Cannabis grower AJ Mullins isn’t as optimistic as Dorsett when it comes to the future of the working group. “The only way you could [prevent cross-pollination] would be to eliminate hemp altogether and have all of the cannabis growers plant clones, and it’s just not practical,” says Mullins, whose company AJ’s Craft Cannabis grows plants indoors in part because of possible issues of cross-pollination. “So, it’ll never happen.”
He anticipates that the recommendations the group will return will be more of the same—such as buffer zones and counting mileage between farms, trying to spread out even further afield. Mullins doesn’t see the bill as achieving much in that regard. “It’s futile,” he says. “When they’ve tapped themselves on the back and said ‘good job, we moved [the buffer zone] to five miles’ or whatever it’ll be. And it’ll help. I’m not saying it’s not going to help. But there are so [many growers].”

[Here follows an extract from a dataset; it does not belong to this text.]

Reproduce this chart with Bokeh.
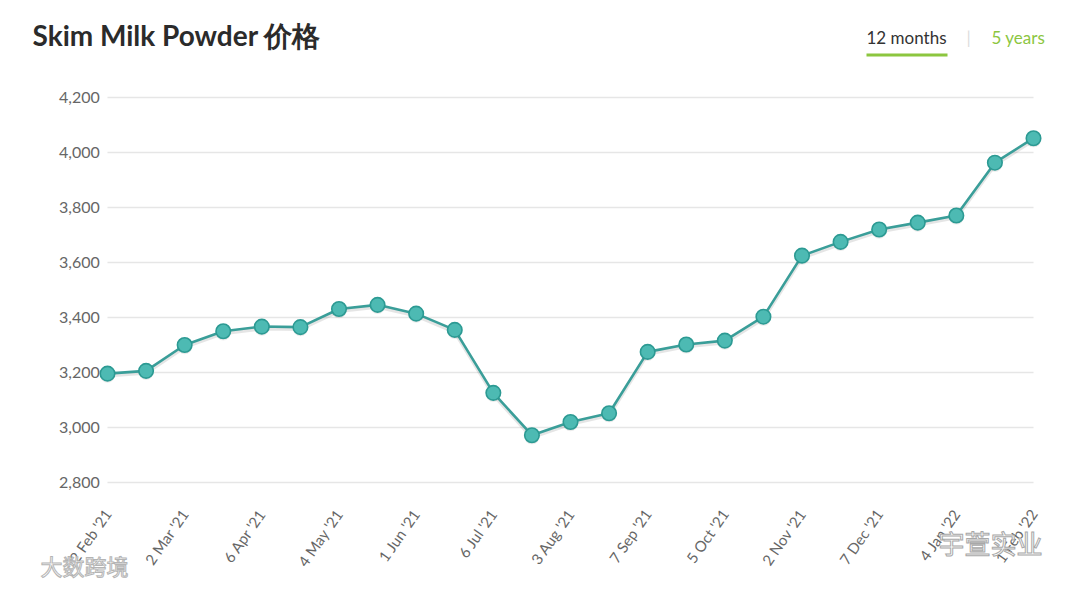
from bokeh.plotting import figure
from bokeh.models import (ColumnDataSource, FixedTicker, NumeralTickFormatter,
                          Label, BoxAnnotation, Range1d)
from bokeh.transform import dodge
from bokeh.embed import file_html
from bokeh.resources import INLINE

# ---- data ----
dates = ["2 Feb '21", "16 Feb '21", "2 Mar '21", "16 Mar '21", "6 Apr '21", "20 Apr '21",
         "4 May '21", "18 May '21", "1 Jun '21", "15 Jun '21", "6 Jul '21", "20 Jul '21",
         "3 Aug '21", "17 Aug '21", "7 Sep '21", "21 Sep '21", "5 Oct '21", "19 Oct '21",
         "2 Nov '21", "16 Nov '21", "7 Dec '21", "21 Dec '21", "4 Jan '22", "18 Jan '22",
         "1 Feb '22"]
prices = [3196, 3206, 3300, 3350, 3367, 3365, 3431, 3446, 3414, 3355, 3126, 2972,
          3020, 3052, 3275, 3302, 3316, 3403, 3625, 3675, 3720, 3745, 3771, 3963, 4052]
y_ticks = [2800, 3000, 3200, 3400, 3600, 3800, 4000, 4200]
title_text = "Skim Milk Powder 价格"
tab_labels = ["12 months", "5 years"]
watermarks = ["大数跨境", "宇萱实业"]

idx = list(range(len(dates)))
src = ColumnDataSource(dict(x=idx, y=prices))

# canvas == frame (all text kept inside the frame so nothing is clipped)
W, H = 1072, 581
X0_PX, DX_PX = 107.0, (1033.0 - 107.0) / 24.0      # pixel of first point, px per step
Y_TOP_VAL, Y_TOP_PX, DY_PX = 4200.0, 97.0, 0.275   # px per value unit

x_start = -X0_PX / DX_PX
x_end = (W - X0_PX) / DX_PX
y_end = Y_TOP_VAL + Y_TOP_PX / DY_PX
y_start = Y_TOP_VAL - (H - Y_TOP_PX) / DY_PX


def sy(py):
    return H - py


p = figure(width=W, height=H, output_backend="svg", toolbar_location=None,
           x_range=Range1d(x_start, x_end), y_range=Range1d(y_start, y_end),
           min_border_left=0, min_border_right=0, min_border_top=0, min_border_bottom=0)
p.outline_line_color = None
p.background_fill_color = "white"
p.border_fill_color = "white"
p.xgrid.visible = False
p.ygrid.visible = False

# grid lines spanning the data extent
p.segment(x0=[0] * len(y_ticks), x1=[len(dates) - 1] * len(y_ticks),
          y0=y_ticks, y1=y_ticks, line_color="#e6e6e6", line_width=1.3)

# shadow + line + markers
p.line(x="x", y=dodge("y", -7, range=p.y_range), source=src,
       line_color="#000000", line_alpha=0.10, line_width=4)
p.line(x="x", y="y", source=src, line_color="#3a9e99", line_width=2.6)
p.scatter(x="x", y=dodge("y", -6, range=p.y_range), source=src, size=15,
          fill_color="#000000", fill_alpha=0.08, line_color=None)
p.scatter(x="x", y="y", source=src, size=14.5, fill_color="#4dbab3",
          line_color="#2c9a93", line_width=1.6)

# axes drawn inside the frame
p.yaxis.fixed_location = -0.2
p.yaxis.ticker = FixedTicker(ticks=y_ticks)
p.yaxis.formatter = NumeralTickFormatter(format="0,0")
p.yaxis.axis_line_color = None
p.yaxis.major_tick_line_color = None
p.yaxis.minor_tick_line_color = None
p.yaxis.major_tick_out = 0
p.yaxis.minor_tick_out = 0
p.yaxis.major_label_standoff = 0
p.yaxis.major_label_text_font = "Lato"
p.yaxis.major_label_text_font_size = "16px"
p.yaxis.major_label_text_color = "#666666"

p.xaxis.fixed_location = min(y_ticks) - 30
p.xaxis.ticker = FixedTicker(ticks=idx[::2])
p.xaxis.major_label_overrides = {i: dates[i] for i in idx[::2]}
p.xaxis.axis_line_color = None
p.xaxis.major_tick_line_color = None
p.xaxis.minor_tick_line_color = None
p.xaxis.major_tick_out = 0
p.xaxis.minor_tick_out = 0
p.xaxis.major_label_orientation = 0.96
p.xaxis.major_label_standoff = 20
p.xaxis.major_label_text_font = "Lato"
p.xaxis.major_label_text_font_size = "15px"
p.xaxis.major_label_text_color = "#666666"

# title and tabs
p.add_layout(Label(x=32, y=sy(34), x_units="screen", y_units="screen",
                   text=title_text, text_font="Lato", text_font_style="bold",
                   text_font_size="28px", text_color="#2b2b2b",
                   text_baseline="middle"))
for txt, x0, col in [(tab_labels[0], 866, "#333333"), ("|", 966, "#dddddd"),
                     (tab_labels[1], 991, "#8cc63f")]:
    p.add_layout(Label(x=x0, y=sy(37), x_units="screen", y_units="screen",
                       text=txt, text_font="Lato", text_font_size="17px",
                       text_color=col, text_baseline="middle"))
p.add_layout(BoxAnnotation(left=866, right=947, top=sy(53), bottom=sy(56),
                           left_units="screen", right_units="screen",
                           top_units="screen", bottom_units="screen",
                           fill_color="#8cc63f", fill_alpha=1, line_color=None,
                           level="overlay"))

# watermarks
p.add_layout(Label(x=40, y=sy(564), x_units="screen", y_units="screen",
                   text=watermarks[0], text_font="Noto Sans CJK SC", text_font_size="22px",
                   text_color="#ffffff", text_outline_color="#b4b4b4",
                   text_baseline="middle"))
p.add_layout(Label(x=938, y=sy(542), x_units="screen", y_units="screen",
                   text=watermarks[1], text_font="Noto Sans CJK SC", text_font_size="26px",
                   text_color="#ffffff", text_outline_color="#a8a8a8",
                   text_baseline="middle"))

open("out.html", "w").write(file_html(p, INLINE))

Of course, there’s no telling yet what recommendations the working group could report. It may suggest new zoning restrictions for crops, more female-only growth ordinances or designate strains and clones to specific areas. Or there could be a brand new solution that’s not yet on the table. The possibilities are why hemp grower Dorsett still supports the measure.
“We have also encouraged our partners throughout the country to support measures like this,” Dorsett says. “There’s enough land for everybody to grow whatever they want to grow. But I just think it’s about being a good neighbor and creating a sustainable economy for everyone.”
The working group will convene by November 2021, and it is set to have recommendations back by June 2022.